Feelings Are Visitors

By Samantha Behar

One of the most difficult times in my life was when my boyfriend of about two years and I broke up. We went to different schools and got too busy to put in the effort and time into our relationship. Honestly, it was probably one of the healthiest and most mature things I’ve ever had to do. We ended on good terms and we still have a lot of love for each other, but that almost makes it harder to cope. 

It was no one’s fault. It was inevitable. To save you from the long sob story, this breakup changed me for the better. It was the first time I had to deal with such intense emotions and it taught me to treat the feelings like visitors; you have to let them come and go.

Maintaining a realistic mindset is a good thing to do when going through something hard or stressful in your life. You won’t feel this way forever and the thing you are going through is temporary. Even though some might advise against thinking about problems in such a logical way, for some people like me, it totally helps because it can show you the light at the end of the tunnel a little quicker. Doing this can make you feel like you are more in control of the process and “organizing” can do nothing but good in any situation and even expedite the process. 

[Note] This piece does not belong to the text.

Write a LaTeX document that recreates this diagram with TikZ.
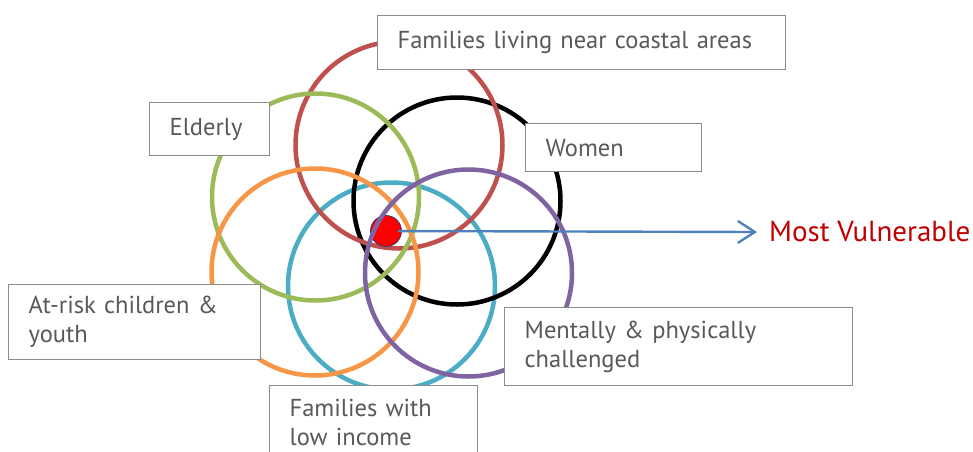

The first part of it all is letting the emotions just happen. Let them in and let them stay awhile, as long as you feel you want them there, but remember they are visitors; they won’t stay forever. 

Feel everything.

This is one of the best pieces of advice I have ever gotten. Let the thoughts and feelings marinate, write about them so you have a physical representation of your growth. I used to (and still kind of do) hate that too, writing about my feelings, but look what I’m doing now! Eat a shit ton of ice cream, watch a lot of sad movies, work out, go on walks, call close friends,  do what you need to do in order for you to really feel it and understand it. If you don’t let yourself be vulnerable, then you just make yourself into a ticking time bomb. I am the first to admit that I cried everyday for a week and watched movies like PS I Love You while my roommate was at her sorority meetings so I could just be a mess by myself. This is the time to really reflect on and better yourself and your life so far. It’s natural, and it has to happen, so you might as well just embrace those emotions, rather than treat them as “guests” popping in at another time. 

After a while once you start to feel like yourself again, or a new person if that is what you are going for, let yourself free from the negativity and embrace the new feelings. If you try to move forward for yourself rather than move on in an “F you” way, you’ll really see a difference in not only yourself but in how you see the world around you. My favorite thing to remember is everything happens for a reason and the butterfly effect is so real! 

If you hold onto the feelings for too long you can’t move forward and do the things that are going to be better down the road. Don’t let the visitors make you forget that the feelings won’t last forever and that you wouldn’t be the person you are today without the situation. If you keep that tucked in the back of your mind, you’ll be unstoppable. 

With that being said, sometimes visitors can come back uninvited. I deal with it a lot and I let myself think about it for a little then I show them the door. Distract yourself, do your thing and you will be the best you can be. Turn it around and use it as an advantage. You got through a hard thing and now it’s time to move forward! 

Feeling sad can stop you from being in so many happy and cool situations if you let it. I really wouldn’t be where I am now, writing this, being able to openly talk about it if I didn’t detach myself from those feelings. So remember to be a good hostess, but not for too long.